技術開発者だった父から贈られた言葉が、
挑戦する勇気と意欲の源泉に。


「苦しんで、楽しめ」――これは私が会社を辞めて、再び母校の研究室に戻った時、父が手紙で寄せてくれた言葉です。オリジナルは映画『ライムライト』(監督:チャールズ・チャップリン、1952年、米)に出てくる台詞“生きて、苦しんで、楽しめ。人生は美しくて素晴らしい”のようなのですが、あるいはオーディオ技術者として日夜、開発に明け暮れた父自身の、自然な気持ちの発露だったのかもしれません。

修士課程修了後は、化学メーカーで研究職として働いていましたが、学生時代に取り組んだ燃料電池の研究に後ろ髪を引かれるところがあり、いつかもっと研鑽を深めたいと考えていました。「人生は一度きり。自分がおもしろいと思えることをやってみたい」と考え、かつての指導教官に相談したところ「ウェルカムだよ」と。こうして新たな挑戦が始まりました。古巣(大学)に戻ってきた選択に悔いはありません。ですが研究は一筋縄にはいかず、何カ月も何年も、前進できないことも珍しくありません。そんな時、「苦しんで、楽しめ」という父の言葉が、勇気と意欲の源泉となってくれています。

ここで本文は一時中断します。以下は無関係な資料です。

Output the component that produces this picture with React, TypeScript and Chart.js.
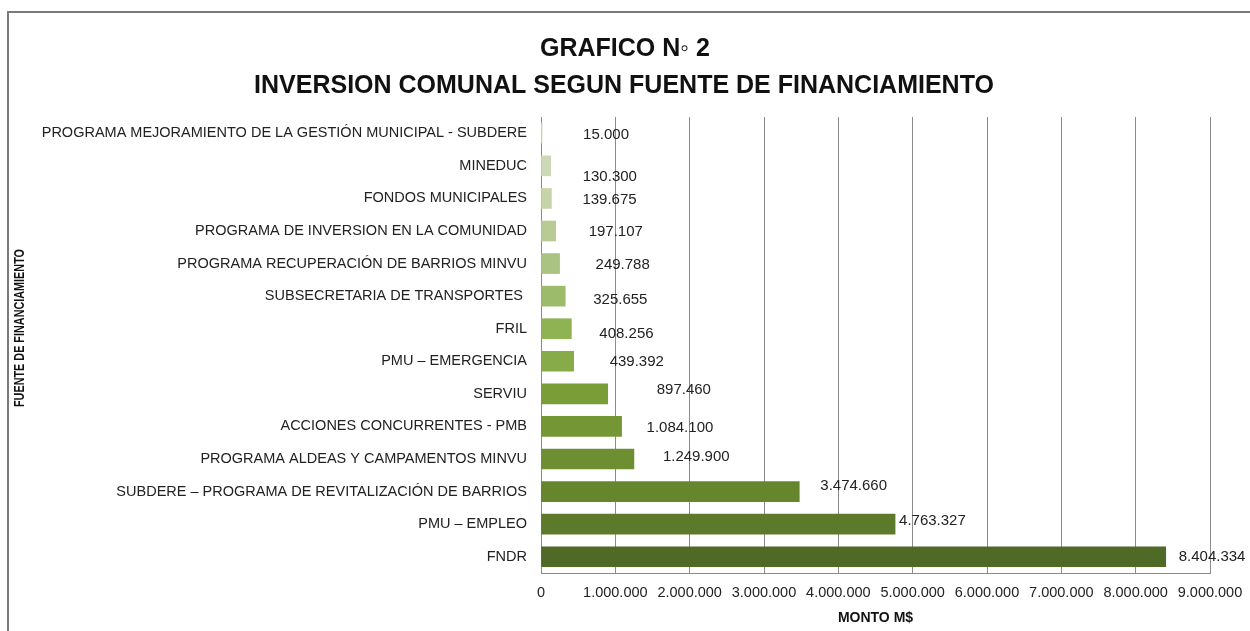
import React, { useEffect, useRef } from "react";
import { Chart, registerables } from "chart.js";

Chart.register(...registerables);

const titleLines = ["GRAFICO N\u25E6 2", "INVERSION COMUNAL SEGUN FUENTE DE FINANCIAMIENTO"];
const xAxisTitle = "MONTO M$";
const yAxisTitle = "FUENTE DE FINANCIAMIENTO";

const categories = [
  "PROGRAMA MEJORAMIENTO DE LA GESTIÓN MUNICIPAL - SUBDERE",
  "MINEDUC",
  "FONDOS MUNICIPALES",
  "PROGRAMA DE INVERSION EN LA COMUNIDAD",
  "PROGRAMA RECUPERACIÓN DE BARRIOS MINVU",
  "SUBSECRETARIA DE TRANSPORTES ",
  "FRIL",
  "PMU – EMERGENCIA",
  "SERVIU",
  "ACCIONES CONCURRENTES - PMB",
  "PROGRAMA ALDEAS Y CAMPAMENTOS MINVU",
  "SUBDERE – PROGRAMA DE REVITALIZACIÓN DE BARRIOS",
  "PMU – EMPLEO",
  "FNDR",
];

const montos = [
  15000, 130300, 139675, 197107, 249788, 325655, 408256, 439392, 897460, 1084100, 1249900,
  3474660, 4763327, 8404334,
];

const barColors = [
  "#d5e0c0", "#cdd9b5", "#c6d4a8", "#b9cb95", "#aac282", "#9cbb6b", "#8fb253",
  "#87ab48", "#7a9d38", "#749634", "#6d8f31", "#66862d", "#5c7a2a", "#4f6a26",
];

// small manual nudges of the value labels (px), as in the original Excel chart
const labelNudgeX = [41, 32, 31, 33, 36, 28, 28, 36, 49, 25, 29, 21, 4, 13];
const labelNudgeY = [2, 11, 1.5, 1, 1, 3.5, 5, 1, -4, 1, -2.5, -6, -3, 0];

const xMin = 0;
const xMax = 9000000;
const xStep = 1000000;

const fmt = (v: number) => String(Math.round(v)).replace(/\B(?=(\d{3})+(?!\d))/g, ".");

const FONT = "'Liberation Sans', Arial, sans-serif";

const decorPlugin = {
  id: "decor",
  beforeDraw(chart: any) {
    const ctx = chart.ctx;
    ctx.save();
    ctx.fillStyle = "#ffffff";
    ctx.fillRect(0, 0, chart.width, chart.height);
    ctx.strokeStyle = "#7a7a7a";
    ctx.lineWidth = 2;
    ctx.beginPath();
    ctx.moveTo(8, chart.height + 2);
    ctx.lineTo(8, 12);
    ctx.lineTo(chart.width + 2, 12);
    ctx.stroke();
    // title
    ctx.fillStyle = "#111111";
    ctx.font = `bold 25px ${FONT}`;
    ctx.textAlign = "center";
    ctx.textBaseline = "middle";
    ctx.fillText(titleLines[0], 625, 49);
    ctx.fillText(titleLines[1], 624, 86);
    ctx.restore();
  },
  afterDatasetsDraw(chart: any) {
    const ctx = chart.ctx;
    const meta = chart.getDatasetMeta(0);
    ctx.save();
    ctx.fillStyle = "#222222";
    ctx.font = `15px ${FONT}`;
    ctx.textAlign = "left";
    ctx.textBaseline = "middle";
    meta.data.forEach((bar: any, i: number) => {
      ctx.fillText(fmt(montos[i]), bar.x + labelNudgeX[i], bar.y + labelNudgeY[i]);
    });
    ctx.restore();
  },
  afterDraw(chart: any) {
    const ctx = chart.ctx;
    const area = chart.chartArea;
    ctx.save();
    ctx.fillStyle = "#111111";
    ctx.font = `bold 14px ${FONT}`;
    ctx.textAlign = "center";
    ctx.textBaseline = "middle";
    ctx.fillText(xAxisTitle, (area.left + area.right) / 2, 618);
    ctx.translate(20, 328);
    ctx.rotate(-Math.PI / 2);
    ctx.font = `bold 12px ${FONT}`;
    const w = ctx.measureText(yAxisTitle).width;
    const target = 158;
    ctx.scale(target / w, 1.15);
    ctx.fillText(yAxisTitle, 0, 0);
    ctx.restore();
  },
};

export default function App() {
  const ref = useRef<HTMLCanvasElement | null>(null);

  useEffect(() => {
    document.body.style.margin = "0";
    const canvas = ref.current;
    if (!canvas) return;
    const chart = new Chart(canvas, {
      type: "bar",
      data: {
        labels: categories,
        datasets: [
          {
            data: montos,
            backgroundColor: barColors,
            borderWidth: 0,
            barThickness: 20,
          },
        ],
      },
      plugins: [decorPlugin],
      options: {
        indexAxis: "y",
        responsive: false,
        animation: false,
        devicePixelRatio: 1,
        layout: { padding: { top: 117, right: 40, left: 0, bottom: 0 } },
        plugins: {
          legend: { display: false },
          title: { display: false },
          tooltip: { enabled: false },
        },
        scales: {
          x: {
            type: "linear",
            min: xMin,
            max: xMax,
            ticks: {
              stepSize: xStep,
              callback: (v: any) => fmt(Number(v)),
              font: { family: FONT, size: 14.5 },
              color: "#222222",
              padding: 11,
              maxRotation: 0,
            },
            grid: { color: "#8a8a8a", lineWidth: 1, drawTicks: false },
            border: { display: true, color: "#8a8a8a", width: 1 },
            afterFit: (s: any) => {
              s.height = 58;
              s.paddingLeft = 0;
              s.paddingRight = 0;
            },
          },
          y: {
            type: "category",
            ticks: {
              font: { family: FONT, size: 14.5 },
              color: "#222222",
              padding: 14,
              autoSkip: false,
            },
            grid: { display: false, drawTicks: false },
            border: { display: true, color: "#8a8a8a", width: 1 },
            afterFit: (s: any) => {
              s.width = 541;
              s.paddingTop = 0;
              s.paddingBottom = 0;
            },
          },
        },
      } as any,
    });
    return () => chart.destroy();
  }, []);

  return (
    <div style={{ position: "absolute", left: 0, top: 0, width: 1250, height: 631 }}>
      <canvas ref={ref} width={1250} height={631} style={{ display: "block" }} />
    </div>
  );
}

博士課程で研究を再開した時期、所属研究室がNEDO(国立研究開発法人 新エネルギー・産業技術総合開発機構)のプロジェクト(固体高分子形燃料電池実用化推進技術開発)に携わっており、燃料電池の関連領域を含め、第一線で活躍する研究者の姿に触れられたことは大きな刺激となりました。トップランナーといえる方でも、若手のプレゼンテーションに熱心に真摯に耳を傾け、議論を通じて新しい地平を見出そうとします。私も今では後進を指導する立場となりましたが、先入観を排し、曇りのない目で研究成果やデータを見つめる姿勢を大切にしています。

新しい設計思想や技術は、製品に搭載されリリースされた瞬間からマーケットの評価にさらされます。一方、基礎研究は成果に結びつくまでに数十年かかることもある、実に孤独な営為です。自己完結/満足に流れることなく、知見や情報を共有し、切磋琢磨しあえる環境をつくるのが世界の研究者が連携するコミュニティです。私は博士課程2年の時、国際学会(PRiME 2012※4)でポスター賞(1st Place)を頂きました(図/写真2)。審査過程において、電気化学界のオーソリティと長い時間、ディスカッションしたことは今も記憶に鮮やかです。自分の研究の着眼点、新規性、そして重要性を世界に認めてもらうことができ、大きなモチベーションになりました。

学部生時代は、大学に入ってから始めたクラシックギター一色の日々でした。日に12時間練習することもあり、教室・講義室にいるよりもサークル室にいる時間が多かったほどです。教えてもらうよりも、自分でいろいろな理論、技術を試しながら会得していくタイプでした。試行錯誤の末、ギターはスポーツと同じで自分の身体(骨格や筋肉、爪)に合わせ、演奏法を最適化していく必要があるという理解に至りました。一つの物事に深くかかわり、納得するまでトライアル・アンド・エラーを繰り返すのは私の長所の一つです。こうした資質やマインドは、地道な研究を進めていく上での土台になっているように思います。今は仕事もプライベートもタスク満載、ギターをゆっくり爪弾くのはしばらく先になりそうです。

※4
PRiME:Pacific Rim Meeting on Electrochemical and Solid-state Science、電気化学分野の世界最大の会議。2012年は開催地であるホノルル(米国ハワイ)に世界中から3500名を超す研究者らが集った。
(図/写真2)

(図/写真2)博士課程2年の折、国際学会でポスター賞(Student Poster Awards:1st Place)を受賞した時の写真。「論文を通じて(こちらが一方的に)見知っていた非常に著名な先生が強い興味を示してくださいました。幸いなことにこれまで賞をいただく機会に恵まれてきましたが、自分の取り組みが評価される体験は、研究を進める原動力になっています」。